The Full Story
On Sunday January 3rd 2016 with Mick Rumble in tow, Brian Ecott was searching the abundant lichens in Hainault Forest that are very noticeable during the winter months. Discovering pink-coloured Physcia tenella. he asked Mick to take some pictures. Brian searched books and the internet for an answer eventually finding a paper published in America during 2011 showing a pink portion of lichen. Armed with this information, Brian emailed John Skinner, Lichenologist for the Essex Field Club and London Natural History Society. John asked him to keep the specimens dry and send them to him for forwarding to Mark Powell a specialist lichenologist who would examine the specimen under the microscope. Details were forwarded to Dr Brian Coppins, Lichenologist at the Royal Botanic Gardens, Edinburgh who agreed that this was indeed Laetisaria lichenicola. No official records existed of this fungus in the UK until Brian's record which put Hainault Forest firmly on the map.

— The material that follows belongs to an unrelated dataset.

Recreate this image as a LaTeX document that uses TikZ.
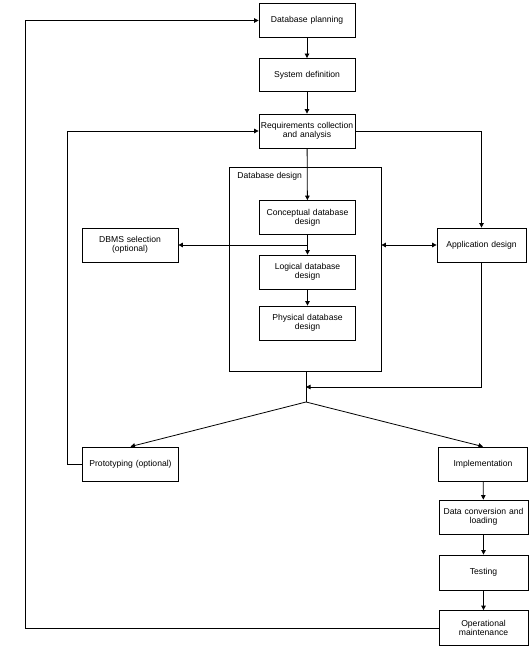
\documentclass[tikz,border=0pt]{standalone}
\usepackage{fontspec}
\setmainfont{Liberation Sans}
\usetikzlibrary{arrows.meta,calc}
\begin{document}
\begin{tikzpicture}[x=1pt,y=-1pt,
  line width=0.8pt,
  box/.style={draw,rectangle,inner sep=0pt,minimum height=34pt,align=center,
    font=\fontsize{8.6}{9.4}\selectfont},
  mainbox/.style={box,minimum width=96pt,text width=96pt},
  rbox/.style={box,minimum width=89pt,text width=89pt},
  arr/.style={-{Triangle[length=4.5pt,width=4.5pt]}},
  darr/.style={{Triangle[length=4.5pt,width=4.5pt]}-{Triangle[length=4.5pt,width=4.5pt]}}
]
\useasboundingbox (0,0) rectangle (529,647);
% container
\node[draw,rectangle,inner sep=0pt,minimum width=152pt,minimum height=204pt] (dbd) at (305,269) {};
\node[anchor=west,inner sep=0pt,font=\fontsize{8.6}{9.4}\selectfont] (dbdl) at (237,176) {Database design};
% main column
\node[mainbox] (plan) at (307,20.5) {Database planning};
\node[mainbox,minimum height=33pt] (sysdef) at (307,75) {System definition};
\node[mainbox] (req) at (307,131) {Requirements collection\\and analysis};
\node[mainbox] (concept) at (307.5,217.5) {Conceptual database\\design};
\node[mainbox] (logical) at (307.5,272) {Logical database\\design};
\node[mainbox] (physical) at (307.5,323) {Physical database\\design};
% side boxes
\node[mainbox] (dbms) at (130,245) {DBMS selection\\(optional)};
\node[rbox] (app) at (481.5,245) {Application design};
\node[mainbox] (proto) at (130.5,464) {Prototyping (optional)};
\node[rbox] (impl) at (483,464) {Implementation};
\node[rbox] (conv) at (483.5,517) {Data conversion and\\loading};
\node[rbox,minimum height=35pt] (test) at (483.5,572.5) {Testing};
\node[rbox,minimum height=35pt] (oper) at (483.5,628) {Operational\\maintenance};
% junction coordinates
\coordinate (jd) at (307.5,245);
\coordinate (jm) at (306,387);
\coordinate (jb) at (306,402);
\coordinate (lp) at (67,464);
\coordinate (lo) at (25.4,628);
% connectors
\draw[arr] (plan) -- (sysdef);
\draw[arr] (sysdef) -- (req);
\draw[arr] (req) -- (concept);
\draw[arr] (concept) -- (logical);
\draw[arr] (logical) -- (physical);
\draw[arr] (jd) -- (dbms.east);
\draw[darr] (dbd.east |- app.west) -- (app.west);
\draw[arr] (req.east) -| (app.north);
\draw[arr] (app.south) |- (jm);
\draw (dbd.south -| jb) -- (jb);
\draw[arr] (jb) -- (proto.north);
\draw[arr] (jb) -- (impl.north);
\draw[arr] (proto.west) -- (lp) |- (req.west);
\draw[arr] (impl) -- (conv);
\draw[arr] (conv) -- (test);
\draw[arr] (test) -- (oper);
\draw[arr] (oper.west) -- (lo) |- (plan.west);
\end{tikzpicture}
\end{document}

Brian received the following e-mail from Mark Powell on the October 3rd 2016:
"You really started something with your discovery of Laetisaria lichenicola. It has been added to just about every county in which it has been looked for. Last week was the Autumn meeting of the British Lichen Society in the North Yorks Moors and L. lichenicola was found several times and was much discussed. I now use your discovery as an example of how organisms are often identified in reality. Rather rarely (with lichens at least) is the 'answer' arrived at by carefully working through a dichotomous key. Browsing images is a valid means of arriving at a tentative identification as long as this is followed up by appropriate validation. This is exactly what you did, had a suspicion based on morphological appearance and then took the trouble to send a specimen for validation".